Source material:
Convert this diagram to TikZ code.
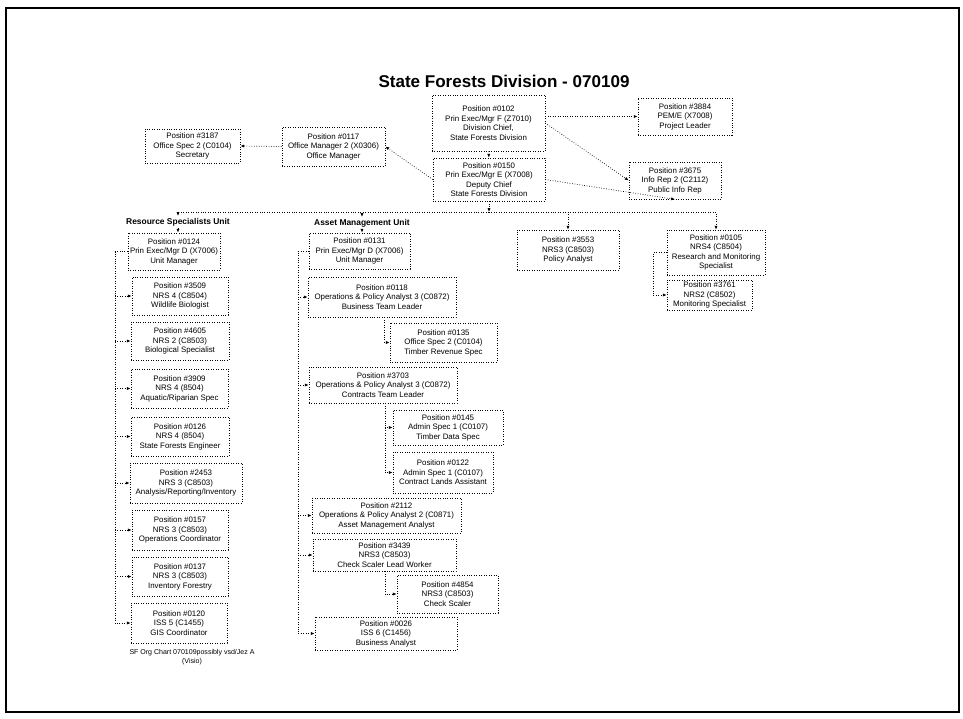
\documentclass[tikz,border=0pt]{standalone}
\usepackage{fontspec}
\setmainfont{Liberation Sans}
\usetikzlibrary{arrows.meta}
\tikzstyle{post} = [rectangle, draw, densely dotted, align=center, inner sep=1pt, font=\fontsize{4.5}{5.4}\selectfont, minimum width=1.92cm, minimum height=0.76cm]
\tikzstyle{unit} = [font=\bfseries\fontsize{4.8}{5.6}\selectfont, inner sep=1pt]
\tikzstyle{line} = [draw, densely dotted, -{Latex[length=2.2pt,width=1.8pt]}]

\begin{document}
\begin{tikzpicture}[x=0.02cm, y=-0.02cm]
			\useasboundingbox (0,0) rectangle (963,718);
			\draw[line width=0.6pt] (6,8) rectangle (959,712);
			\node [font=\bfseries\fontsize{9.7}{11}\selectfont] (title) at (504,81) {State Forests Division - 070109};
			% top of the division
			\node [post, minimum width=2.26cm, minimum height=1.12cm] (p0102) at (488.5,123) {Position \#0102\\Prin Exec/Mgr F (Z7010)\\Division Chief,\\State Forests Division};
			\node [post, minimum width=2.24cm, minimum height=0.86cm] (p0150) at (489,179.5) {Position \#0150\\Prin Exec/Mgr E (X7008)\\Deputy Chief\\State Forests Division};
			\node [post, minimum width=1.88cm, minimum height=0.74cm] (p3884) at (685,116.5) {Position \#3884\\PEM/E (X7008)\\Project Leader};
			\node [post, minimum width=1.84cm, minimum height=0.74cm] (p3675) at (675,180.5) {Position \#3675\\Info Rep 2 (C2112)\\Public Info Rep};
			\node [post, minimum width=2.06cm, minimum height=0.78cm] (p0117) at (333.5,146.5) {Position \#0117\\Office Manager 2 (X0306)\\Office Manager};
			\node [post, minimum width=1.9cm, minimum height=0.68cm] (p3187) at (192.5,146) {Position \#3187\\Office Spec 2 (C0104)\\Secretary};
			\node [unit] (rsu) at (178,222) {Resource Specialists Unit};
			\node [unit] (amu) at (362,223) {Asset Management Unit};
			% resource specialists unit
			\node [post, minimum width=1.84cm, minimum height=0.74cm] (p0124) at (174,251.5) {Position \#0124\\Prin Exec/Mgr D (X7006)\\Unit Manager};
			\node [post] (p3509) at (180,296) {Position \#3509\\NRS 4 (C8504)\\Wildlife Biologist};
			\node [post, minimum width=1.96cm] (p4605) at (180,341) {Position \#4605\\NRS 2 (C8503)\\Biological Specialist};
			\node [post, minimum width=1.94cm, minimum height=0.78cm] (p3909) at (179.5,388.5) {Position \#3909\\NRS 4 (8504)\\Aquatic/Riparian Spec};
			\node [post, minimum width=1.96cm, minimum height=0.78cm] (p0126) at (180,436.5) {Position \#0126\\NRS 4 (8504)\\State Forests Engineer};
			\node [post, minimum width=2.24cm, minimum height=0.8cm] (p2453) at (186,483) {Position \#2453\\NRS 3 (C8503)\\Analysis/Reporting/Inventory};
			\node [post, minimum height=0.8cm] (p0157) at (180,530) {Position \#0157\\NRS 3 (C8503)\\Operations Coordinator};
			\node [post, minimum height=0.78cm] (p0137) at (180,576.5) {Position \#0137\\NRS 3 (C8503)\\Inventory Forestry};
			\node [post, minimum height=0.8cm] (p0120) at (179,623) {Position \#0120\\ISS 5 (C1455)\\GIS Coordinator};
			\node [align=center, inner sep=0pt, font=\fontsize{4}{5}\selectfont] (note) at (192,657) {SF Org Chart 070109possibly vsd/Jez A\\(Visio)};
			% asset management unit
			\node [post, minimum width=2.02cm, minimum height=0.72cm] (p0131) at (359.5,251) {Position \#0131\\Prin Exec/Mgr D (X7006)\\Unit Manager};
			\node [post, minimum width=2.96cm, minimum height=0.8cm] (p0118) at (382,297) {Position \#0118\\Operations \& Policy Analyst 3 (C0872)\\Business Team Leader};
			\node [post, minimum width=2.14cm, minimum height=0.78cm] (p0135) at (443.5,342.5) {Position \#0135\\Office Spec 2 (C0104)\\Timber Revenue Spec};
			\node [post, minimum width=2.96cm, minimum height=0.72cm] (p3703) at (383,385) {Position \#3703\\Operations \& Policy Analyst 3 (C0872)\\Contracts Team Leader};
			\node [post, minimum width=2.2cm, minimum height=0.7cm] (p0145) at (448,427.5) {Position \#0145\\Admin Spec 1 (C0107)\\Timber Data Spec};
			\node [post, minimum width=2cm, minimum height=0.82cm] (p0122) at (443,472.5) {Position \#0122\\Admin Spec 1 (C0107)\\Contract Lands Assistant};
			\node [post, minimum width=2.98cm, minimum height=0.7cm] (p2112) at (386.5,515.5) {Position \#2112\\Operations \& Policy Analyst 2 (C0871)\\Asset Management Analyst};
			\node [post, minimum width=2.86cm, minimum height=0.64cm] (p3439) at (384.5,555) {Position \#3439\\NRS3 (C8503)\\Check Scaler Lead Worker};
			\node [post, minimum width=2.02cm] (p4854) at (447.5,594) {Position \#4854\\NRS3 (C8503)\\Check Scaler};
			\node [post, minimum width=2.84cm, minimum height=0.66cm] (p0026) at (386,633.5) {Position \#0026\\ISS 6 (C1456)\\Business Analyst};
			% stand-alone positions
			\node [post, minimum width=2.04cm, minimum height=0.8cm] (p3553) at (568,250) {Position \#3553\\NRS3 (C8503)\\Policy Analyst};
			\node [post, minimum width=1.96cm, minimum height=0.9cm] (p0105) at (716,252.5) {Position \#0105\\NRS4 (C8504)\\Research and Monitoring\\Specialist};
			\node [post, minimum width=1.7cm, minimum height=0.6cm] (p3761) at (709.5,295) {Position \#3761\\NRS2 (C8502)\\Monitoring Specialist};
			\coordinate (bus) at (489,212);
			\coordinate (lsp) at (115,623);
			\coordinate (msp) at (298,633.5);
			\coordinate (s1) at (384,342.5);
			\coordinate (s2) at (385,472.5);
			\coordinate (s3) at (385,594);
			\coordinate (s4) at (653,295);
			\path [line] (p0102) -- (p0150);
			\path [line] (p0102.east |- p3884.west) -- (p3884.west);
			\path [line] (p0102.east) -- (p3675.west);
			\path [line] (p0150.east) -- (p3675.south);
			\path [line] (p0150.west) -- (p0117.east);
			\path [line] (p0117.west) -- (p3187.east);
			\path [line] (p0150.south) -- (bus);
			\foreach \n in {rsu,amu,p3553,p0105}
				\path [line] (bus) -| (\n.north);
			\path [line] (rsu.south) -- (rsu.south |- p0124.north);
			\path [line] (amu.south) -- (amu.south |- p0131.north);
			\path [line] (p0124.west) -| (lsp) -- (p0120.west);
			\foreach \n in {p3509,p4605,p3909,p0126,p2453,p0157,p0137}
				\path [line] (lsp |- \n.west) -- (\n.west);
			\path [line] (p0131.west) -| (msp) -- (p0026.west);
			\foreach \n in {p0118,p3703,p2112,p3439}
				\path [line] (msp |- \n.west) -- (\n.west);
			\path [line] (s1 |- p0118.south) -- (s1) -- (p0135.west);
			\path [line] (s2 |- p3703.south) -- (s2) -- (p0122.west);
			\path [line] (s2 |- p0145.west) -- (p0145.west);
			\path [line] (s3 |- p3439.south) -- (s3) -- (p4854.west);
			\path [line] (p0105.west) -| (s4) -- (p3761.west);
		\end{tikzpicture}
\end{document}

Job:
Quote the material word for word, dropping any images it holds.

Exercise answer:
Convert this diagram to TikZ code.
\documentclass[tikz,border=0pt]{standalone}
\usepackage{fontspec}
\setmainfont{Liberation Sans}
\usetikzlibrary{arrows.meta}
\tikzstyle{post} = [rectangle, draw, densely dotted, align=center, inner sep=1pt, font=\fontsize{4.5}{5.4}\selectfont, minimum width=1.92cm, minimum height=0.76cm]
\tikzstyle{unit} = [font=\bfseries\fontsize{4.8}{5.6}\selectfont, inner sep=1pt]
\tikzstyle{line} = [draw, densely dotted, -{Latex[length=2.2pt,width=1.8pt]}]

\begin{document}
\begin{tikzpicture}[x=0.02cm, y=-0.02cm]
			\useasboundingbox (0,0) rectangle (963,718);
			\draw[line width=0.6pt] (6,8) rectangle (959,712);
			\node [font=\bfseries\fontsize{9.7}{11}\selectfont] (title) at (504,81) {State Forests Division - 070109};
			% top of the division
			\node [post, minimum width=2.26cm, minimum height=1.12cm] (p0102) at (488.5,123) {Position \#0102\\Prin Exec/Mgr F (Z7010)\\Division Chief,\\State Forests Division};
			\node [post, minimum width=2.24cm, minimum height=0.86cm] (p0150) at (489,179.5) {Position \#0150\\Prin Exec/Mgr E (X7008)\\Deputy Chief\\State Forests Division};
			\node [post, minimum width=1.88cm, minimum height=0.74cm] (p3884) at (685,116.5) {Position \#3884\\PEM/E (X7008)\\Project Leader};
			\node [post, minimum width=1.84cm, minimum height=0.74cm] (p3675) at (675,180.5) {Position \#3675\\Info Rep 2 (C2112)\\Public Info Rep};
			\node [post, minimum width=2.06cm, minimum height=0.78cm] (p0117) at (333.5,146.5) {Position \#0117\\Office Manager 2 (X0306)\\Office Manager};
			\node [post, minimum width=1.9cm, minimum height=0.68cm] (p3187) at (192.5,146) {Position \#3187\\Office Spec 2 (C0104)\\Secretary};
			\node [unit] (rsu) at (178,222) {Resource Specialists Unit};
			\node [unit] (amu) at (362,223) {Asset Management Unit};
			% resource specialists unit
			\node [post, minimum width=1.84cm, minimum height=0.74cm] (p0124) at (174,251.5) {Position \#0124\\Prin Exec/Mgr D (X7006)\\Unit Manager};
			\node [post] (p3509) at (180,296) {Position \#3509\\NRS 4 (C8504)\\Wildlife Biologist};
			\node [post, minimum width=1.96cm] (p4605) at (180,341) {Position \#4605\\NRS 2 (C8503)\\Biological Specialist};
			\node [post, minimum width=1.94cm, minimum height=0.78cm] (p3909) at (179.5,388.5) {Position \#3909\\NRS 4 (8504)\\Aquatic/Riparian Spec};
			\node [post, minimum width=1.96cm, minimum height=0.78cm] (p0126) at (180,436.5) {Position \#0126\\NRS 4 (8504)\\State Forests Engineer};
			\node [post, minimum width=2.24cm, minimum height=0.8cm] (p2453) at (186,483) {Position \#2453\\NRS 3 (C8503)\\Analysis/Reporting/Inventory};
			\node [post, minimum height=0.8cm] (p0157) at (180,530) {Position \#0157\\NRS 3 (C8503)\\Operations Coordinator};
			\node [post, minimum height=0.78cm] (p0137) at (180,576.5) {Position \#0137\\NRS 3 (C8503)\\Inventory Forestry};
			\node [post, minimum height=0.8cm] (p0120) at (179,623) {Position \#0120\\ISS 5 (C1455)\\GIS Coordinator};
			\node [align=center, inner sep=0pt, font=\fontsize{4}{5}\selectfont] (note) at (192,657) {SF Org Chart 070109possibly vsd/Jez A\\(Visio)};
			% asset management unit
			\node [post, minimum width=2.02cm, minimum height=0.72cm] (p0131) at (359.5,251) {Position \#0131\\Prin Exec/Mgr D (X7006)\\Unit Manager};
			\node [post, minimum width=2.96cm, minimum height=0.8cm] (p0118) at (382,297) {Position \#0118\\Operations \& Policy Analyst 3 (C0872)\\Business Team Leader};
			\node [post, minimum width=2.14cm, minimum height=0.78cm] (p0135) at (443.5,342.5) {Position \#0135\\Office Spec 2 (C0104)\\Timber Revenue Spec};
			\node [post, minimum width=2.96cm, minimum height=0.72cm] (p3703) at (383,385) {Position \#3703\\Operations \& Policy Analyst 3 (C0872)\\Contracts Team Leader};
			\node [post, minimum width=2.2cm, minimum height=0.7cm] (p0145) at (448,427.5) {Position \#0145\\Admin Spec 1 (C0107)\\Timber Data Spec};
			\node [post, minimum width=2cm, minimum height=0.82cm] (p0122) at (443,472.5) {Position \#0122\\Admin Spec 1 (C0107)\\Contract Lands Assistant};
			\node [post, minimum width=2.98cm, minimum height=0.7cm] (p2112) at (386.5,515.5) {Position \#2112\\Operations \& Policy Analyst 2 (C0871)\\Asset Management Analyst};
			\node [post, minimum width=2.86cm, minimum height=0.64cm] (p3439) at (384.5,555) {Position \#3439\\NRS3 (C8503)\\Check Scaler Lead Worker};
			\node [post, minimum width=2.02cm] (p4854) at (447.5,594) {Position \#4854\\NRS3 (C8503)\\Check Scaler};
			\node [post, minimum width=2.84cm, minimum height=0.66cm] (p0026) at (386,633.5) {Position \#0026\\ISS 6 (C1456)\\Business Analyst};
			% stand-alone positions
			\node [post, minimum width=2.04cm, minimum height=0.8cm] (p3553) at (568,250) {Position \#3553\\NRS3 (C8503)\\Policy Analyst};
			\node [post, minimum width=1.96cm, minimum height=0.9cm] (p0105) at (716,252.5) {Position \#0105\\NRS4 (C8504)\\Research and Monitoring\\Specialist};
			\node [post, minimum width=1.7cm, minimum height=0.6cm] (p3761) at (709.5,295) {Position \#3761\\NRS2 (C8502)\\Monitoring Specialist};
			\coordinate (bus) at (489,212);
			\coordinate (lsp) at (115,623);
			\coordinate (msp) at (298,633.5);
			\coordinate (s1) at (384,342.5);
			\coordinate (s2) at (385,472.5);
			\coordinate (s3) at (385,594);
			\coordinate (s4) at (653,295);
			\path [line] (p0102) -- (p0150);
			\path [line] (p0102.east |- p3884.west) -- (p3884.west);
			\path [line] (p0102.east) -- (p3675.west);
			\path [line] (p0150.east) -- (p3675.south);
			\path [line] (p0150.west) -- (p0117.east);
			\path [line] (p0117.west) -- (p3187.east);
			\path [line] (p0150.south) -- (bus);
			\foreach \n in {rsu,amu,p3553,p0105}
				\path [line] (bus) -| (\n.north);
			\path [line] (rsu.south) -- (rsu.south |- p0124.north);
			\path [line] (amu.south) -- (amu.south |- p0131.north);
			\path [line] (p0124.west) -| (lsp) -- (p0120.west);
			\foreach \n in {p3509,p4605,p3909,p0126,p2453,p0157,p0137}
				\path [line] (lsp |- \n.west) -- (\n.west);
			\path [line] (p0131.west) -| (msp) -- (p0026.west);
			\foreach \n in {p0118,p3703,p2112,p3439}
				\path [line] (msp |- \n.west) -- (\n.west);
			\path [line] (s1 |- p0118.south) -- (s1) -- (p0135.west);
			\path [line] (s2 |- p3703.south) -- (s2) -- (p0122.west);
			\path [line] (s2 |- p0145.west) -- (p0145.west);
			\path [line] (s3 |- p3439.south) -- (s3) -- (p4854.west);
			\path [line] (p0105.west) -| (s4) -- (p3761.west);
		\end{tikzpicture}
\end{document}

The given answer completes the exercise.